Why Winter Should Really Start on December 1

At a Glance

  • Winter officially begins in the Northern Hemisphere this year on Dec. 21.
  • For meteorologists, this season actually starts on Dec. 1.
  • Meteorologists break down the seasons into groups of three months.
  • Dec. 1 to Feb. 28 more closely aligns with the coldest time of the year in much of the U.S.

The official start to winter this year may be Dec. 21 at 11:28 a.m. EST, but meteorologists consider the season underway once the calendar turns to December.

The date on your calendar when winter begins is referred to as astronomical winter, and it can vary each year between Dec. 21 and 22.

These astronomical seasons are based upon the position of the Earth relative to the sun.

As the Earth revolves around the sun, we experience each of the four seasons, in which there are two solstices and two equinoxes. These are based on the Earth's tilt and the sun's alignment over the equator. The solstices represent times when the Earth's equator is tilted farthest, north or south, away from the sun. The equinoxes occur when the equator is aligned directly with the sun.

The winter solstice occurs when the Northern Hemisphere is tilted farthest away from the sun. In the winter, the sun rises in the southeast and sets in the southwest, a much shorter path across the sky, which is why the length of daylight is significantly shorter, usually only 8 to 9 hours.
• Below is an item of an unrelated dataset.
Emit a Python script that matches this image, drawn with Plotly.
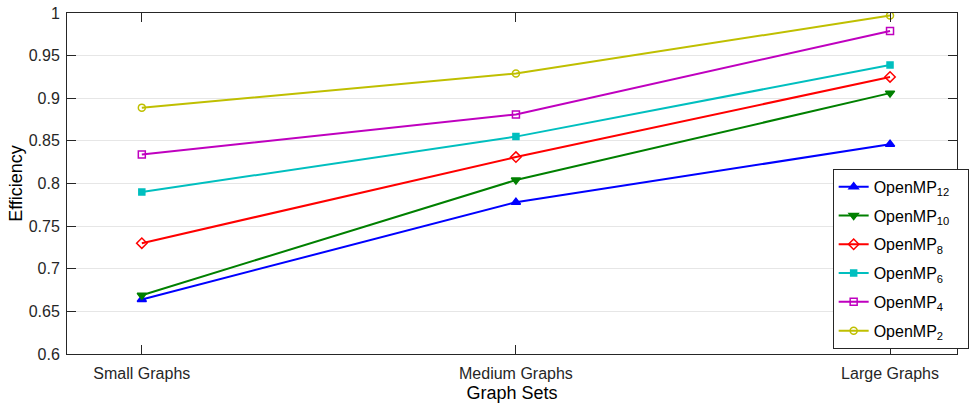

The equinoxes occur between the solstices, with the autumnal equinox (fall) happening Sept. 22 or 23 and the vernal equinox (spring) occurring March 20 or 21. The sun rises due east and sets due west at the time of the equinoxes, which gives an equal amount of day and night (12 hours of each).

image
This is the orientation of the Earth relative to the sun at the summer solstice, autumnal equinox, winter solstice and vernal equinox.
(NOAA/NWS)

Meteorological Seasons

Meteorologists break down the seasons into groups of three months, based on the annual temperature cycle around the globe. The common person thinks of summer as the hottest time of the year and winter as the coldest time of the year, while fall and spring are the transition seasons. This is exactly the basis of meteorological seasons.

image
This is the Earth's orientation relative to the sun at the winter solstice, with the most direct solar radiation over the Tropic of Capricorn.
(NASA)

Meteorological summer runs from June 1 to Aug. 31, meteorological fall from Sept. 1 to Nov. 30, meteorological winter from Dec. 1 to Feb. 28 and meteorological spring from March 1 to May 31.

These four meteorological seasons were developed for weather-observing and forecasting purposes since they are more closely tied to our monthly civil calendar than the astronomical seasons, which can start on a different date each year.
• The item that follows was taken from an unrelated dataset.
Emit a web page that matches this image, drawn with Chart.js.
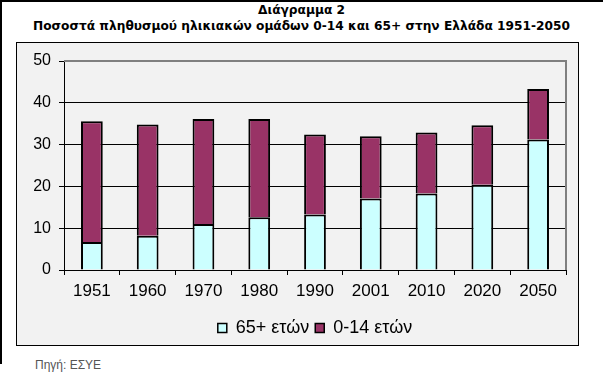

The meteorological seasons are always 90 to 92 days, depending whether or not it's a leap year. This breakdown makes it much easier to calculate seasonal statistics since every season starts on the first of the month, rather than the 20th to 22nd with the astronomical seasons.
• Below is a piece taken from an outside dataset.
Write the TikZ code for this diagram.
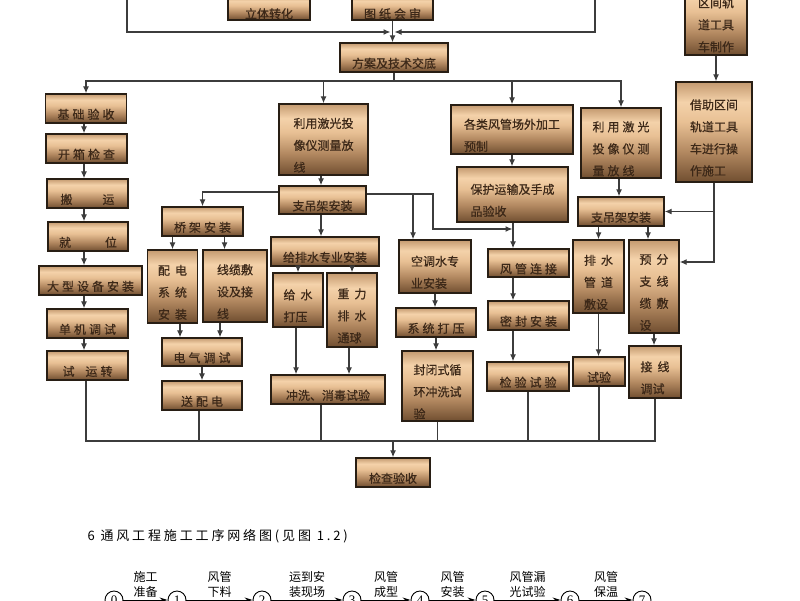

As shown in the tweet below from Dr. Brian Brettschneider, a climatologist with the University of Alaska-Fairbanks, the coldest temperatures of the year more closely align with winter's meteorological definition than its astronomical definition for the majority of the United States and Canada.

Brettschneider also analyzed the average coldest 90-day periods for dozens of U.S. cities and found that only Honolulu, Hawaii, had its coolest 90-day stretch extend deep into March. The remainder of the 62 cities in the analysis clearly showed their coldest temperatures occurring generally from December, or even late November, into February or early March.